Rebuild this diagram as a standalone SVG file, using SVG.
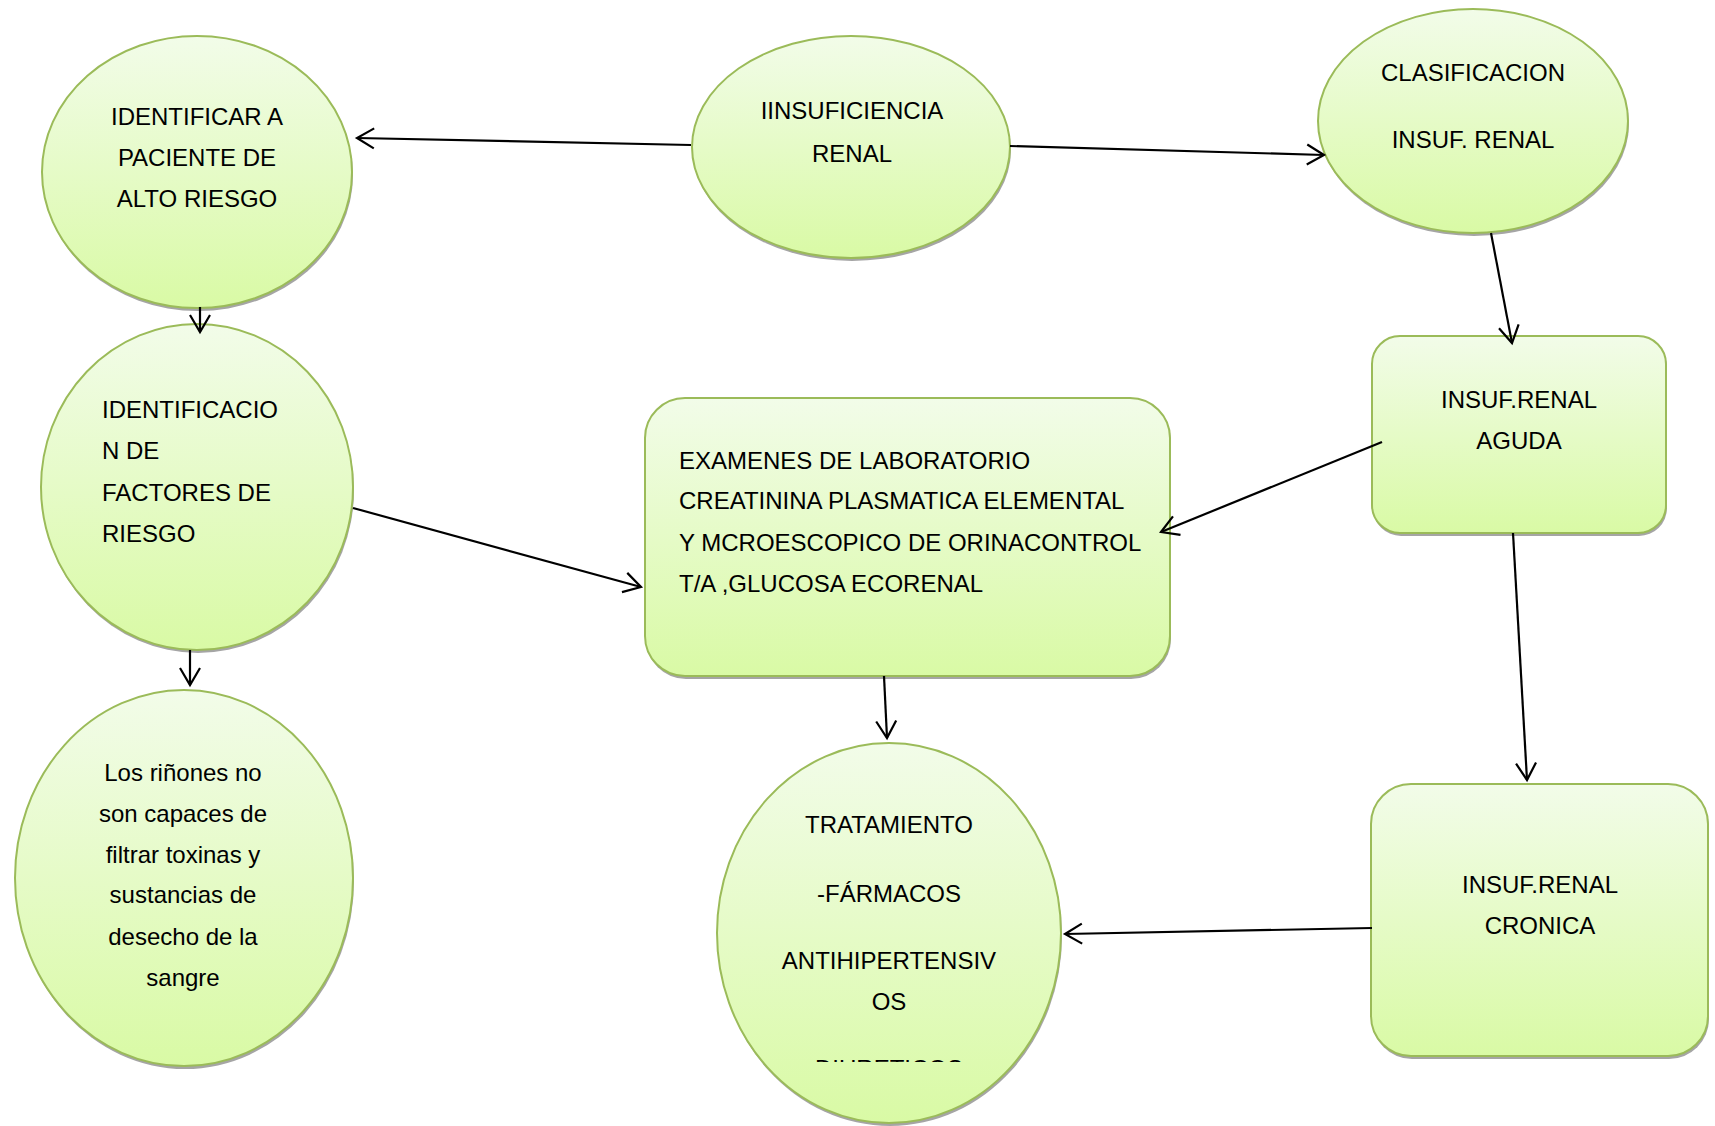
<svg xmlns="http://www.w3.org/2000/svg" width="1715" height="1126" viewBox="0 0 1715 1126">
  <style>
    .shape { fill: url(#greenFill); stroke: #9BBB59; stroke-width: 2; }
    .shadow { fill: #A5A5A5; }
    .label { font-family: "Liberation Sans", Arial, sans-serif; font-size: 24px; fill: #000; }
    .mid { text-anchor: middle; }
    .edge { stroke: #000; stroke-width: 2.2; fill: none; marker-end: url(#openArrow); }
  </style>
  <defs>
    <linearGradient id="greenFill" x1="0" y1="0" x2="0" y2="1">
      <stop offset="0" stop-color="#F2FCE9"/>
      <stop offset="1" stop-color="#D9FAA5"/>
    </linearGradient>
    <marker id="openArrow" markerUnits="userSpaceOnUse" viewBox="-20 -12 24 24" markerWidth="24" markerHeight="24" refX="0" refY="0" orient="auto">
      <path d="M-17,-10 L0,0 L-17,10" fill="none" stroke="#000" stroke-width="2.2"/>
    </marker>
    <clipPath id="treatClip">
      <rect x="700" y="740" width="380" height="322"/>
    </clipPath>
  </defs>

  <rect width="1715" height="1126" fill="#fff"/>

  <!-- identify high-risk patient -->
  <g id="node-identificar">
    <ellipse class="shadow" cx="198" cy="175" rx="155" ry="136"/>
    <ellipse class="shape" cx="197" cy="172" rx="155" ry="136"/>
    <text class="label mid" x="197" y="125">IDENTIFICAR A</text>
    <text class="label mid" x="197" y="166">PACIENTE DE</text>
    <text class="label mid" x="197" y="207">ALTO RIESGO</text>
  </g>

  <!-- central topic -->
  <g id="node-insuficiencia">
    <ellipse class="shadow" cx="852" cy="150" rx="159" ry="111"/>
    <ellipse class="shape" cx="851" cy="147" rx="159" ry="111"/>
    <text class="label mid" x="852" y="119">IINSUFICIENCIA</text>
    <text class="label mid" x="852" y="162">RENAL</text>
  </g>

  <!-- classification -->
  <g id="node-clasificacion">
    <ellipse class="shadow" cx="1474" cy="124" rx="155" ry="112"/>
    <ellipse class="shape" cx="1473" cy="121" rx="155" ry="112"/>
    <text class="label mid" x="1473" y="81">CLASIFICACION</text>
    <text class="label mid" x="1473" y="148">INSUF. RENAL</text>
  </g>

  <!-- risk factors -->
  <g id="node-factores">
    <ellipse class="shadow" cx="198" cy="490" rx="156" ry="163"/>
    <ellipse class="shape" cx="197" cy="487" rx="156" ry="163"/>
    <text class="label" x="102" y="418">IDENTIFICACIO</text>
    <text class="label" x="102" y="459">N DE</text>
    <text class="label" x="102" y="501">FACTORES DE</text>
    <text class="label" x="102" y="542">RIESGO</text>
  </g>

  <!-- description -->
  <g id="node-rinones">
    <ellipse class="shadow" cx="185" cy="881" rx="169" ry="188"/>
    <ellipse class="shape" cx="184" cy="878" rx="169" ry="188"/>
    <text class="label mid" x="183" y="781">Los riñones no</text>
    <text class="label mid" x="183" y="822">son capaces de</text>
    <text class="label mid" x="183" y="863">filtrar toxinas y</text>
    <text class="label mid" x="183" y="903">sustancias de</text>
    <text class="label mid" x="183" y="945">desecho de la</text>
    <text class="label mid" x="183" y="986">sangre</text>
  </g>

  <!-- laboratory tests -->
  <g id="node-examenes">
    <rect class="shadow" x="646" y="401" width="525" height="278" rx="40" ry="40"/>
    <rect class="shape" x="645" y="398" width="525" height="278" rx="40" ry="40"/>
    <text class="label" x="679" y="469">EXAMENES DE LABORATORIO</text>
    <text class="label" x="679" y="509">CREATININA PLASMATICA ELEMENTAL</text>
    <text class="label" x="679" y="551">Y MCROESCOPICO DE ORINACONTROL</text>
    <text class="label" x="679" y="592">T/A ,GLUCOSA ECORENAL</text>
  </g>

  <!-- acute -->
  <g id="node-aguda">
    <rect class="shadow" x="1373" y="339" width="294" height="197" rx="28" ry="28"/>
    <rect class="shape" x="1372" y="336" width="294" height="197" rx="28" ry="28"/>
    <text class="label mid" x="1519" y="408">INSUF.RENAL</text>
    <text class="label mid" x="1519" y="449">AGUDA</text>
  </g>

  <!-- treatment -->
  <g id="node-tratamiento">
    <ellipse class="shadow" cx="890" cy="936" rx="172" ry="190"/>
    <ellipse class="shape" cx="889" cy="933" rx="172" ry="190"/>
    <g clip-path="url(#treatClip)">
      <text class="label mid" x="889" y="833">TRATAMIENTO</text>
      <text class="label mid" x="889" y="902">-FÁRMACOS</text>
      <text class="label mid" x="889" y="969">ANTIHIPERTENSIV</text>
      <text class="label mid" x="889" y="1010">OS</text>
      <text class="label mid" x="889" y="1077">DIURETICOS</text>
    </g>
  </g>

  <!-- chronic -->
  <g id="node-cronica">
    <rect class="shadow" x="1372" y="787" width="337" height="272" rx="40" ry="40"/>
    <rect class="shape" x="1371" y="784" width="337" height="272" rx="40" ry="40"/>
    <text class="label mid" x="1540" y="893">INSUF.RENAL</text>
    <text class="label mid" x="1540" y="934">CRONICA</text>
  </g>

  <g id="connectors">
    <line class="edge" x1="691" y1="145" x2="357" y2="138"/>
    <line class="edge" x1="1010" y1="146" x2="1324" y2="155"/>
    <line class="edge" x1="1491" y1="233" x2="1512" y2="343"/>
    <line class="edge" x1="200" y1="307" x2="200" y2="332"/>
    <line class="edge" x1="353" y1="508" x2="641" y2="587"/>
    <line class="edge" x1="1382" y1="442" x2="1161" y2="532"/>
    <line class="edge" x1="190" y1="650" x2="190" y2="685"/>
    <line class="edge" x1="884" y1="676" x2="887" y2="738"/>
    <line class="edge" x1="1513" y1="533" x2="1527" y2="780"/>
    <line class="edge" x1="1372" y1="928" x2="1065" y2="934"/>
  </g>
</svg>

The request = Write the listing out a second time exactly, dropping all images.

Reply =
Rebuild this diagram as a standalone SVG file, using SVG.
<svg xmlns="http://www.w3.org/2000/svg" width="1715" height="1126" viewBox="0 0 1715 1126">
  <style>
    .shape { fill: url(#greenFill); stroke: #9BBB59; stroke-width: 2; }
    .shadow { fill: #A5A5A5; }
    .label { font-family: "Liberation Sans", Arial, sans-serif; font-size: 24px; fill: #000; }
    .mid { text-anchor: middle; }
    .edge { stroke: #000; stroke-width: 2.2; fill: none; marker-end: url(#openArrow); }
  </style>
  <defs>
    <linearGradient id="greenFill" x1="0" y1="0" x2="0" y2="1">
      <stop offset="0" stop-color="#F2FCE9"/>
      <stop offset="1" stop-color="#D9FAA5"/>
    </linearGradient>
    <marker id="openArrow" markerUnits="userSpaceOnUse" viewBox="-20 -12 24 24" markerWidth="24" markerHeight="24" refX="0" refY="0" orient="auto">
      <path d="M-17,-10 L0,0 L-17,10" fill="none" stroke="#000" stroke-width="2.2"/>
    </marker>
    <clipPath id="treatClip">
      <rect x="700" y="740" width="380" height="322"/>
    </clipPath>
  </defs>

  <rect width="1715" height="1126" fill="#fff"/>

  <!-- identify high-risk patient -->
  <g id="node-identificar">
    <ellipse class="shadow" cx="198" cy="175" rx="155" ry="136"/>
    <ellipse class="shape" cx="197" cy="172" rx="155" ry="136"/>
    <text class="label mid" x="197" y="125">IDENTIFICAR A</text>
    <text class="label mid" x="197" y="166">PACIENTE DE</text>
    <text class="label mid" x="197" y="207">ALTO RIESGO</text>
  </g>

  <!-- central topic -->
  <g id="node-insuficiencia">
    <ellipse class="shadow" cx="852" cy="150" rx="159" ry="111"/>
    <ellipse class="shape" cx="851" cy="147" rx="159" ry="111"/>
    <text class="label mid" x="852" y="119">IINSUFICIENCIA</text>
    <text class="label mid" x="852" y="162">RENAL</text>
  </g>

  <!-- classification -->
  <g id="node-clasificacion">
    <ellipse class="shadow" cx="1474" cy="124" rx="155" ry="112"/>
    <ellipse class="shape" cx="1473" cy="121" rx="155" ry="112"/>
    <text class="label mid" x="1473" y="81">CLASIFICACION</text>
    <text class="label mid" x="1473" y="148">INSUF. RENAL</text>
  </g>

  <!-- risk factors -->
  <g id="node-factores">
    <ellipse class="shadow" cx="198" cy="490" rx="156" ry="163"/>
    <ellipse class="shape" cx="197" cy="487" rx="156" ry="163"/>
    <text class="label" x="102" y="418">IDENTIFICACIO</text>
    <text class="label" x="102" y="459">N DE</text>
    <text class="label" x="102" y="501">FACTORES DE</text>
    <text class="label" x="102" y="542">RIESGO</text>
  </g>

  <!-- description -->
  <g id="node-rinones">
    <ellipse class="shadow" cx="185" cy="881" rx="169" ry="188"/>
    <ellipse class="shape" cx="184" cy="878" rx="169" ry="188"/>
    <text class="label mid" x="183" y="781">Los riñones no</text>
    <text class="label mid" x="183" y="822">son capaces de</text>
    <text class="label mid" x="183" y="863">filtrar toxinas y</text>
    <text class="label mid" x="183" y="903">sustancias de</text>
    <text class="label mid" x="183" y="945">desecho de la</text>
    <text class="label mid" x="183" y="986">sangre</text>
  </g>

  <!-- laboratory tests -->
  <g id="node-examenes">
    <rect class="shadow" x="646" y="401" width="525" height="278" rx="40" ry="40"/>
    <rect class="shape" x="645" y="398" width="525" height="278" rx="40" ry="40"/>
    <text class="label" x="679" y="469">EXAMENES DE LABORATORIO</text>
    <text class="label" x="679" y="509">CREATININA PLASMATICA ELEMENTAL</text>
    <text class="label" x="679" y="551">Y MCROESCOPICO DE ORINACONTROL</text>
    <text class="label" x="679" y="592">T/A ,GLUCOSA ECORENAL</text>
  </g>

  <!-- acute -->
  <g id="node-aguda">
    <rect class="shadow" x="1373" y="339" width="294" height="197" rx="28" ry="28"/>
    <rect class="shape" x="1372" y="336" width="294" height="197" rx="28" ry="28"/>
    <text class="label mid" x="1519" y="408">INSUF.RENAL</text>
    <text class="label mid" x="1519" y="449">AGUDA</text>
  </g>

  <!-- treatment -->
  <g id="node-tratamiento">
    <ellipse class="shadow" cx="890" cy="936" rx="172" ry="190"/>
    <ellipse class="shape" cx="889" cy="933" rx="172" ry="190"/>
    <g clip-path="url(#treatClip)">
      <text class="label mid" x="889" y="833">TRATAMIENTO</text>
      <text class="label mid" x="889" y="902">-FÁRMACOS</text>
      <text class="label mid" x="889" y="969">ANTIHIPERTENSIV</text>
      <text class="label mid" x="889" y="1010">OS</text>
      <text class="label mid" x="889" y="1077">DIURETICOS</text>
    </g>
  </g>

  <!-- chronic -->
  <g id="node-cronica">
    <rect class="shadow" x="1372" y="787" width="337" height="272" rx="40" ry="40"/>
    <rect class="shape" x="1371" y="784" width="337" height="272" rx="40" ry="40"/>
    <text class="label mid" x="1540" y="893">INSUF.RENAL</text>
    <text class="label mid" x="1540" y="934">CRONICA</text>
  </g>

  <g id="connectors">
    <line class="edge" x1="691" y1="145" x2="357" y2="138"/>
    <line class="edge" x1="1010" y1="146" x2="1324" y2="155"/>
    <line class="edge" x1="1491" y1="233" x2="1512" y2="343"/>
    <line class="edge" x1="200" y1="307" x2="200" y2="332"/>
    <line class="edge" x1="353" y1="508" x2="641" y2="587"/>
    <line class="edge" x1="1382" y1="442" x2="1161" y2="532"/>
    <line class="edge" x1="190" y1="650" x2="190" y2="685"/>
    <line class="edge" x1="884" y1="676" x2="887" y2="738"/>
    <line class="edge" x1="1513" y1="533" x2="1527" y2="780"/>
    <line class="edge" x1="1372" y1="928" x2="1065" y2="934"/>
  </g>
</svg>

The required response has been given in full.